We have kicked off alumni student chats. If anyone would still like to participate, shoot a quick reply to this email by Monday, October 4th and we’ll open up the link for you.
Newly released interviews
New alumni interviews have dropped on the ACMF website. Get deep dives into the career paths and work philosophies of alumni across many different fields. This is a great way to get ideas for your own path, build pattern recognition for good opportunities, or get inspired to reach out and start a conversation with someone.
Here are the two highlighted articles of the month:
Alumni Q&A: Katie Palmer on the ACME Survival Guide and Missiles 101
What do you want to know about working for government or defense contractors? Katie’s got answers to share. This mildly redacted interview covers Katie’s experience on both sides of the table working with government agencies, and also includes her survival guide to ACME.
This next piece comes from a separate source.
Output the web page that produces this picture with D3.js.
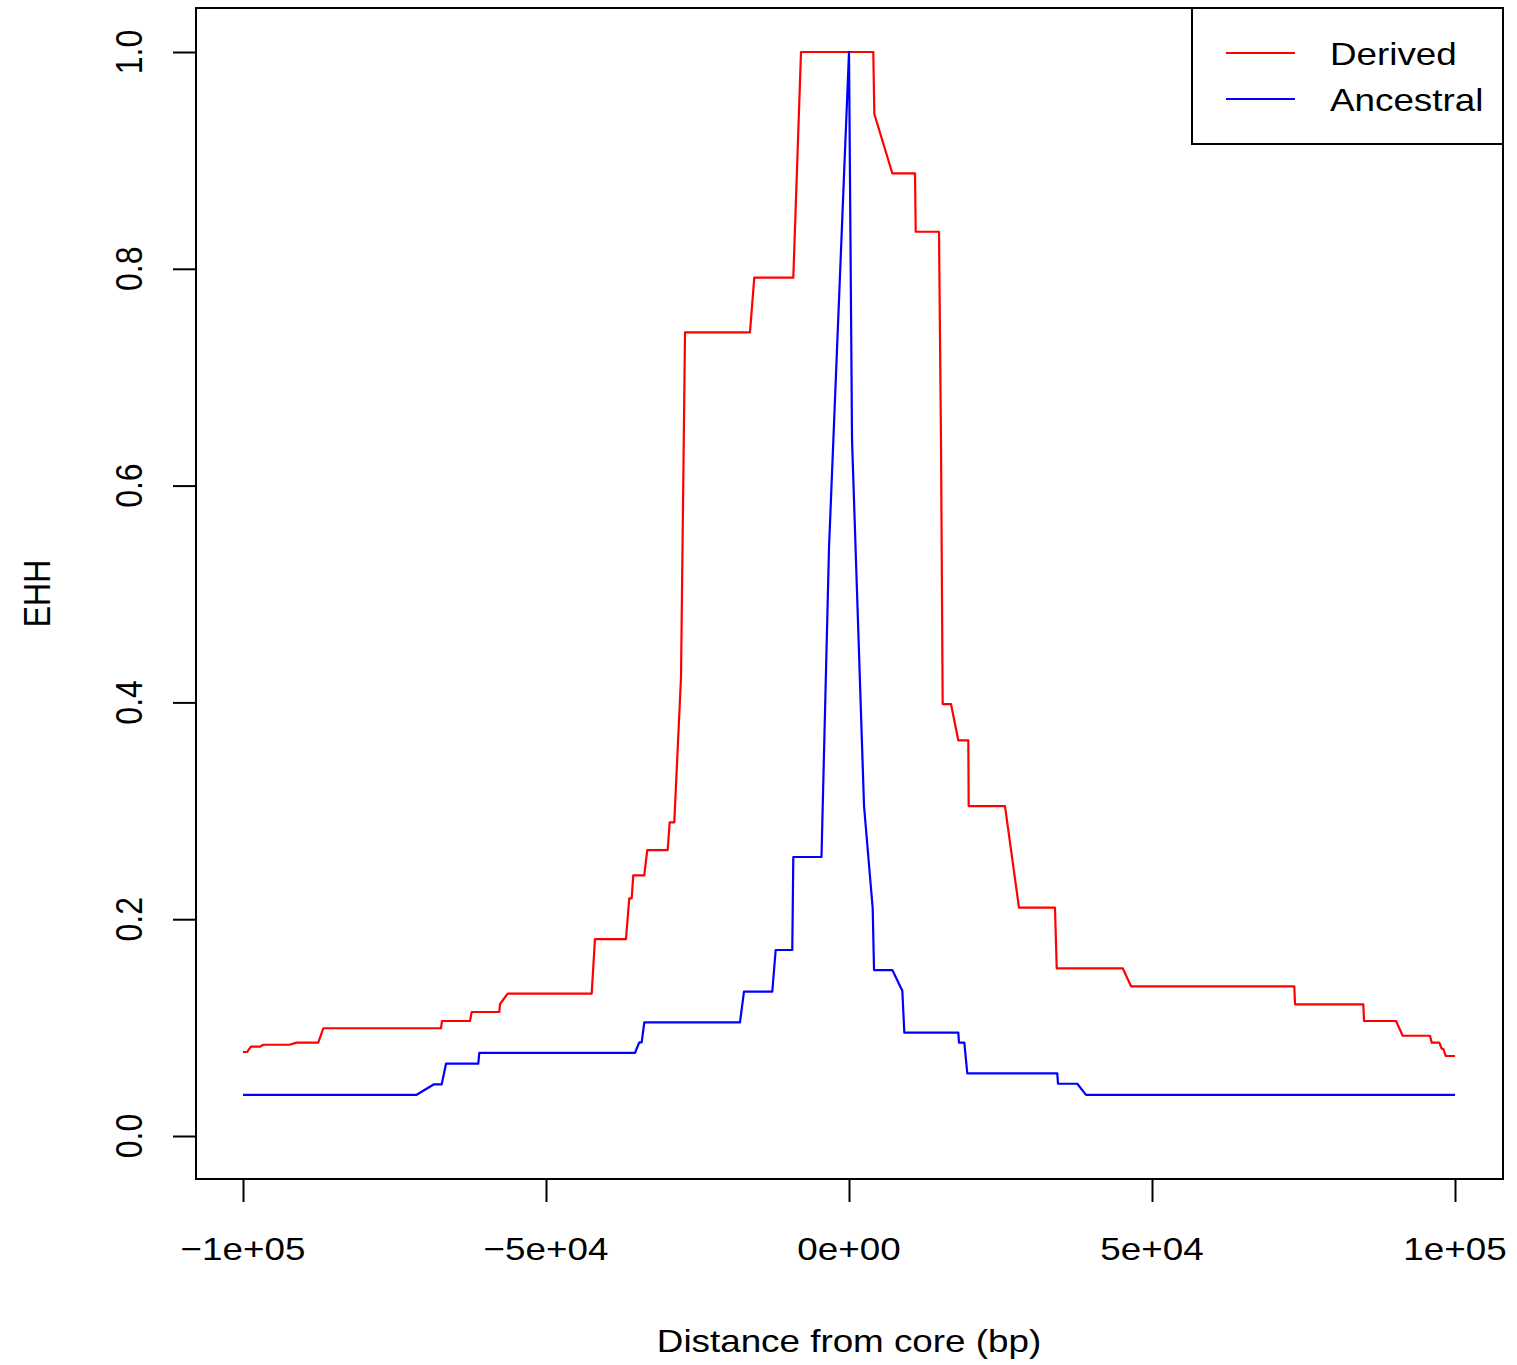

Alumni Q&A: Drew Pearson on Building Machine Learning Pipelines and Careers
After finding his ideal manager, Drew Pearson decided to join Ancestry’s Data Science team. In this interview, Drew talks about how to pick from the world of possible personal projects, breaks down the data science job interview, and gives some of the best career tips we’ve ever seen.
Any questions for us?
We’d love to hear what you think so far. We’re excited to build ACMF with you!
– Tim, Chris, and Orson
Back by popular request: What we’ve been reading
Every Company is Becoming Software
Explanatory piece from open-source software creator on how companies aren’t just adopting software to reinforce offline business processes – companies are actually becoming software.
The Garden of Forking Memes: How Digital Media Distorts Our Sense of Time
A sparkling meditation on the divergent subcultures, dissonance between felt time and measured time, and desynchronized realities of modern digital life, in essay form. If mathematics draws the soul to truth, can it draw societies together as well?
The Mundanity of Excellence: An Ethnographic Report on Stratification and Olympic Swimmers
A rigorous study of swimmers across clearly stratified skill levels that suggests excellence does not come from quantitative changes of behavior (e.g. swimming more, studying more), but rather from qualitative changes (e.g. changes in technique, attitudinal changes to daily work).